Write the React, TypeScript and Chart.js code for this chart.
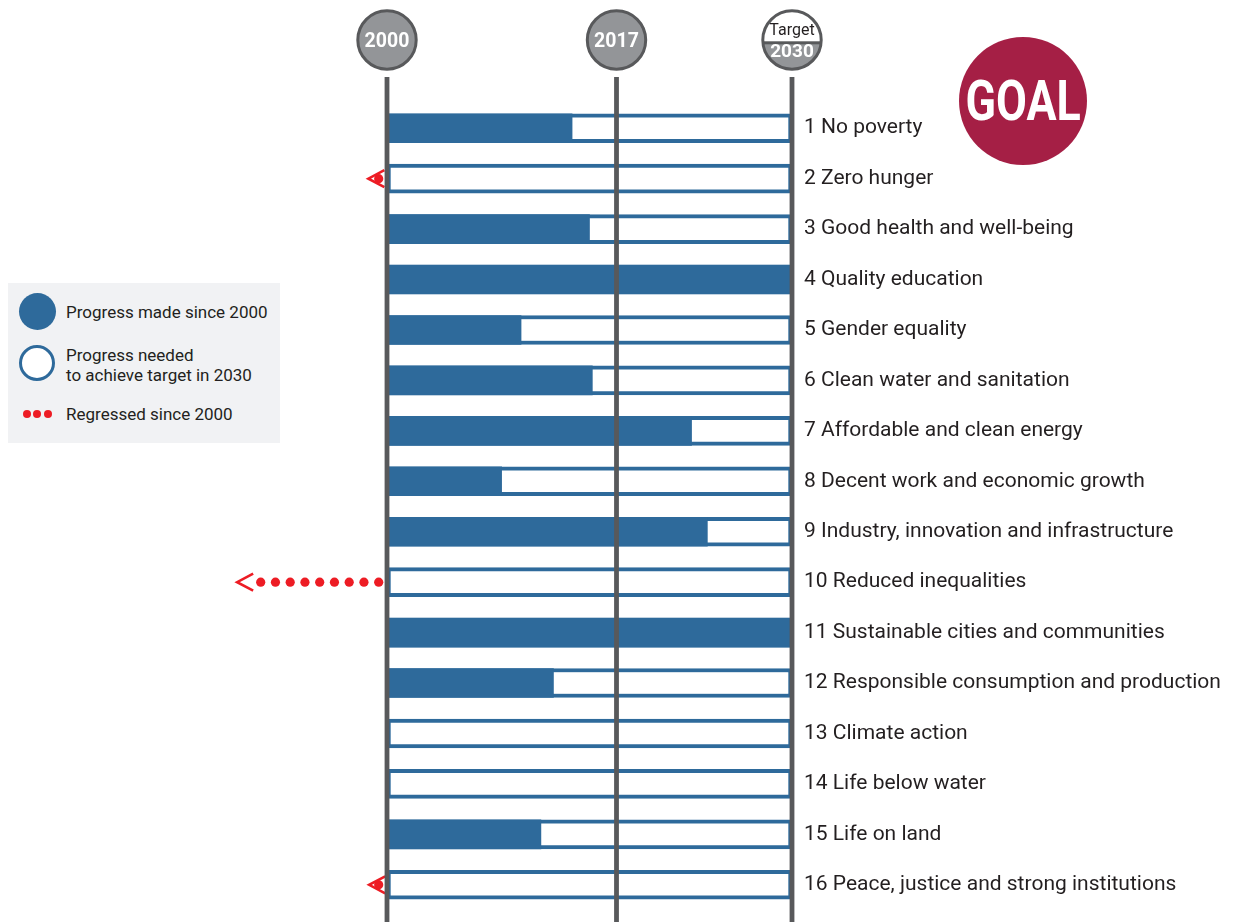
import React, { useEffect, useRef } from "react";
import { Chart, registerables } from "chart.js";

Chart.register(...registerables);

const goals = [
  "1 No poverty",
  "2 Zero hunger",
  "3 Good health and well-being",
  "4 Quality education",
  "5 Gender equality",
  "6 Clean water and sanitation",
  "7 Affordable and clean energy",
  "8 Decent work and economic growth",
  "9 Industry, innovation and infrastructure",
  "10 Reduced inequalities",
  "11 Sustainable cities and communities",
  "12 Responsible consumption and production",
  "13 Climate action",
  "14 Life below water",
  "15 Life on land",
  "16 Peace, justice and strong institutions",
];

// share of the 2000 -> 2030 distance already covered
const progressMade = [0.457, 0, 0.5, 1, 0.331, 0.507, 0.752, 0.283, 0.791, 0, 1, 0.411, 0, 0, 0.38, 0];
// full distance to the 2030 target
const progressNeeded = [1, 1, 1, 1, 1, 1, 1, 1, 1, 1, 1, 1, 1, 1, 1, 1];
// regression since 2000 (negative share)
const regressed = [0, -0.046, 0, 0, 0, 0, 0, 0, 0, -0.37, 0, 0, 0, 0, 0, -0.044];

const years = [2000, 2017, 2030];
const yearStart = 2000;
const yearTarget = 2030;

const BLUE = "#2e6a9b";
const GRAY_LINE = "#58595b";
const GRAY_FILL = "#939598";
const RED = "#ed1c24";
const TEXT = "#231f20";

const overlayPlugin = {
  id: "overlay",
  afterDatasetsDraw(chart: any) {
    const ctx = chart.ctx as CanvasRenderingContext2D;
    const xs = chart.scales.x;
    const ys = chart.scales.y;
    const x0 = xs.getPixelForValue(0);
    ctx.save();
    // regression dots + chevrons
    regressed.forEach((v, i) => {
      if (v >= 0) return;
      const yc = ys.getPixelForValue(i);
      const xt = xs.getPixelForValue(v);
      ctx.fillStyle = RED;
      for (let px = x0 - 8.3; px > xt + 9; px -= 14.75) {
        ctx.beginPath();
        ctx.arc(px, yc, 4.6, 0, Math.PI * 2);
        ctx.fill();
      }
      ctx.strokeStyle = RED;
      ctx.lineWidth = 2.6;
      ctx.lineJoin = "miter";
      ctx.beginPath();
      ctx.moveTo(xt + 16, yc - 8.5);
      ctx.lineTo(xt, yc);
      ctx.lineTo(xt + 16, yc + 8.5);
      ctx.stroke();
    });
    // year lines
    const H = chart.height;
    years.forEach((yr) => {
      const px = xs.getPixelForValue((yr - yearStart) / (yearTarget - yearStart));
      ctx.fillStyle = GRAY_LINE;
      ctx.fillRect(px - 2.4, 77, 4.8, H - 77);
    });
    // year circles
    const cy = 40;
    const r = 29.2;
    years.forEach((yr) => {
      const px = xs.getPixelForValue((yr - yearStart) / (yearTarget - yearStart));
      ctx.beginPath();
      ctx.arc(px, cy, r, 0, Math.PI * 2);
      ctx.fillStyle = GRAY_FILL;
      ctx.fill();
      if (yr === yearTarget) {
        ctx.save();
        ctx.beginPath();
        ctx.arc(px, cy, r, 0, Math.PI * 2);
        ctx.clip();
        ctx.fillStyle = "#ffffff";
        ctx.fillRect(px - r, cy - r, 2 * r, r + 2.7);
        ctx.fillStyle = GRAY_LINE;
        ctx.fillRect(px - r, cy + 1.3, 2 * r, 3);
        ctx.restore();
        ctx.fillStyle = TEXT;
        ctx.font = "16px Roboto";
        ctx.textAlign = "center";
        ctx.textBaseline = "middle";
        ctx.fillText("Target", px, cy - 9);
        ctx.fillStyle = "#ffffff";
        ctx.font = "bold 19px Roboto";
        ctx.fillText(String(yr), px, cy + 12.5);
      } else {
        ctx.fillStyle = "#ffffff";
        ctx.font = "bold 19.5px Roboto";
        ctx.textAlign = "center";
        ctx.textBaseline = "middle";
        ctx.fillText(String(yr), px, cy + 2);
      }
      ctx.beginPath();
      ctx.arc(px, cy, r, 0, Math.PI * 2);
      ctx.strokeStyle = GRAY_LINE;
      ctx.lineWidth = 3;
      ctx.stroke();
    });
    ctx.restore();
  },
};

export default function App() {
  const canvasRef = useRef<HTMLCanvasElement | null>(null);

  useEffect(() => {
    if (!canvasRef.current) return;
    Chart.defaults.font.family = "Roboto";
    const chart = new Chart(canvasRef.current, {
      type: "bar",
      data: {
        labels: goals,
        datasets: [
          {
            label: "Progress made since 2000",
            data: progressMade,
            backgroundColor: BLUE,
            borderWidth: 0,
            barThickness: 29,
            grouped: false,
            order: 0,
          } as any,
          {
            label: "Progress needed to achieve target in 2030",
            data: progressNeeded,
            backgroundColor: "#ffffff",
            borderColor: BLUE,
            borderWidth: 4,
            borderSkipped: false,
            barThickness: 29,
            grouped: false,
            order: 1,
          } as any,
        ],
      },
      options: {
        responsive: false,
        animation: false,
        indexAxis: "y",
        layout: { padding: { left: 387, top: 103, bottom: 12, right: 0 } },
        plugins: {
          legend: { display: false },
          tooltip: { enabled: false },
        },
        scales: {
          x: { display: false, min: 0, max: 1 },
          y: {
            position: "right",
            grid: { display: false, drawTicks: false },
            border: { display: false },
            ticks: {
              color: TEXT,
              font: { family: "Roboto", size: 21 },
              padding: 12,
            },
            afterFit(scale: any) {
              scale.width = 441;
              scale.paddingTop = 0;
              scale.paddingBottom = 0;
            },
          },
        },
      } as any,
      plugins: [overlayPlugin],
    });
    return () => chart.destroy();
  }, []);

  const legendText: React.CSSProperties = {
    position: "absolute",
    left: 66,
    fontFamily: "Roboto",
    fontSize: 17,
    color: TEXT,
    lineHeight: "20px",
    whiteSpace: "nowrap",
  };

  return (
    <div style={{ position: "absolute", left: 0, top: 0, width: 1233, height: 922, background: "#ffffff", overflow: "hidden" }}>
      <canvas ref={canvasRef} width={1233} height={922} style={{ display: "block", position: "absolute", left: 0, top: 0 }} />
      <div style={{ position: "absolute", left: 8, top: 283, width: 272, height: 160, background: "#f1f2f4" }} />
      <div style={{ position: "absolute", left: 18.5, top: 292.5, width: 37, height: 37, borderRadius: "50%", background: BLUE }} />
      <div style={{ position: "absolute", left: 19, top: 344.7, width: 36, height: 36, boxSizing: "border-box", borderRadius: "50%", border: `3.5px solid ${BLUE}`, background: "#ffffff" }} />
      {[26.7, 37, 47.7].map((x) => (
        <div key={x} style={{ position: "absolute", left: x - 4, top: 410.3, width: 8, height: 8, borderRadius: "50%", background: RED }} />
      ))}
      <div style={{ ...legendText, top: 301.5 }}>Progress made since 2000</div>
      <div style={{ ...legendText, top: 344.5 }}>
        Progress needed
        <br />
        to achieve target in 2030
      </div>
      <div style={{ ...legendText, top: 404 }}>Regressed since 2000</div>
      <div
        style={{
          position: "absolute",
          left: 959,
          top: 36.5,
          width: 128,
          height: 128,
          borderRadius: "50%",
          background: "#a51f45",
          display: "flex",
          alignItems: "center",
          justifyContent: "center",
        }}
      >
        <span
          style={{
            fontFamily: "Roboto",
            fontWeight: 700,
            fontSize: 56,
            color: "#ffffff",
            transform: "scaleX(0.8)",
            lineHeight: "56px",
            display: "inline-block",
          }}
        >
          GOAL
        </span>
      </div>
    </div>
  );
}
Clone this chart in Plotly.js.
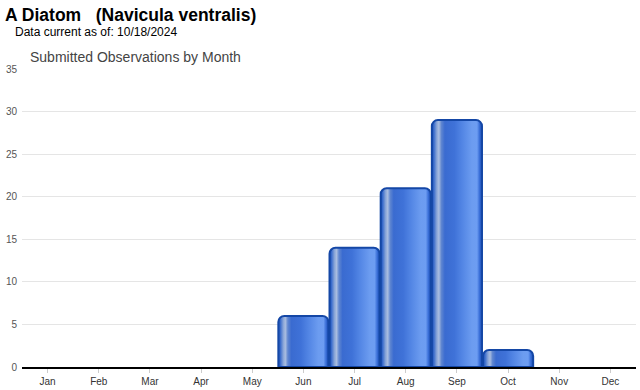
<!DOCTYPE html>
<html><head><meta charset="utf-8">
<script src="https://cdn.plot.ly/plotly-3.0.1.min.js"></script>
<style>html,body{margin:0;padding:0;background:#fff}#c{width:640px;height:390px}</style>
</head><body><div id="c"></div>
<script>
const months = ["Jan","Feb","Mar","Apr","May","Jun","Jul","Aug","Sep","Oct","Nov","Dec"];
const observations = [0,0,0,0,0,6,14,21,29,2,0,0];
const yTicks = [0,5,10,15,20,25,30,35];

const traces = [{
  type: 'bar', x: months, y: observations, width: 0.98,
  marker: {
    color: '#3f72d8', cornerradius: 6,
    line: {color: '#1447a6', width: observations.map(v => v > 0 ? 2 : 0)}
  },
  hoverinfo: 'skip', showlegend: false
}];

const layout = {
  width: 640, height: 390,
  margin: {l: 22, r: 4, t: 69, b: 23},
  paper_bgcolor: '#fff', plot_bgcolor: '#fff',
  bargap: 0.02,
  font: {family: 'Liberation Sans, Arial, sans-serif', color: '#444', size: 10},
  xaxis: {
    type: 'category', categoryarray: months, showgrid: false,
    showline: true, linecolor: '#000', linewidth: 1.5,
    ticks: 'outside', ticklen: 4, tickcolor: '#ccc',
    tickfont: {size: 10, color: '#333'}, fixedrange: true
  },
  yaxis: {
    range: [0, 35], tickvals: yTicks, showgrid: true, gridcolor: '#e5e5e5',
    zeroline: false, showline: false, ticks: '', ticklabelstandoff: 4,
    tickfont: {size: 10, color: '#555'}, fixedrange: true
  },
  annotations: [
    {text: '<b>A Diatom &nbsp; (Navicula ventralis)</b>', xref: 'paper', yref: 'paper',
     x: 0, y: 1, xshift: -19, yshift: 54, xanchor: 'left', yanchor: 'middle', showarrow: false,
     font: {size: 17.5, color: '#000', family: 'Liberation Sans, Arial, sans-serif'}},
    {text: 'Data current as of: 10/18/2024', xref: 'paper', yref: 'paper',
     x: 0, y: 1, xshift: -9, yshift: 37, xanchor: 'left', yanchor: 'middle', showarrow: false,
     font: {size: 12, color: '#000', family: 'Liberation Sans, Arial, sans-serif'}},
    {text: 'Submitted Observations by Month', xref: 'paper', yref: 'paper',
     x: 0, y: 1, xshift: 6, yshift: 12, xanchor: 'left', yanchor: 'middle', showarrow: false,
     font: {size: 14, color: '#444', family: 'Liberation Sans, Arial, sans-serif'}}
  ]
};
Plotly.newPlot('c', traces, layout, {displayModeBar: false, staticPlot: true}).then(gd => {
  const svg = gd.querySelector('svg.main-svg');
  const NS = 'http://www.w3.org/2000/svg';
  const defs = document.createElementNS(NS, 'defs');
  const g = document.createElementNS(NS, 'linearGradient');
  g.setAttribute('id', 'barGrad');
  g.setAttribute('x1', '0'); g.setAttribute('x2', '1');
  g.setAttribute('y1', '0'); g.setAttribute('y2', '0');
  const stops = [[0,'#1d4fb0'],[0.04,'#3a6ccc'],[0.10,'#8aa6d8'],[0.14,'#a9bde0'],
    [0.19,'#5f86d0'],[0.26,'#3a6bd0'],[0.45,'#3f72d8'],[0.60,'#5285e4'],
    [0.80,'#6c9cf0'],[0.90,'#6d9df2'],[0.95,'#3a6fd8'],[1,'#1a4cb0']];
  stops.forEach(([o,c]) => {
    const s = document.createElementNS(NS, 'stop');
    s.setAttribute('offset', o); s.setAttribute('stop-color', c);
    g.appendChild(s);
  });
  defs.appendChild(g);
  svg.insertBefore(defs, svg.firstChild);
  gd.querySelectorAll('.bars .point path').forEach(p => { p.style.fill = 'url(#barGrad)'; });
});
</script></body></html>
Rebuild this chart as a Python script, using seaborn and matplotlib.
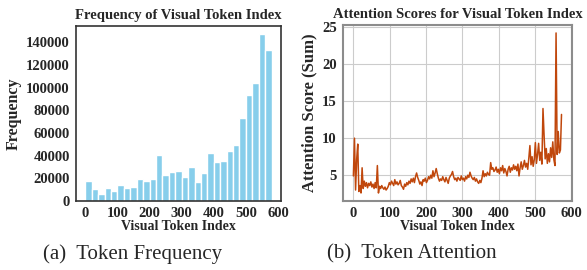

= = = =

▸ **GIVEN TASK**:
Include the first line of the records, the line containing "Chart.register(...registerables);", and every line between them, repeated exactly. Skip the pictures.

▸ **SOLUTION FOR THIS TASK**:
Write the React, TypeScript and Chart.js code for this chart.
import React, { useEffect, useRef } from "react";
import { Chart, registerables } from "chart.js";

Chart.register(...registerables);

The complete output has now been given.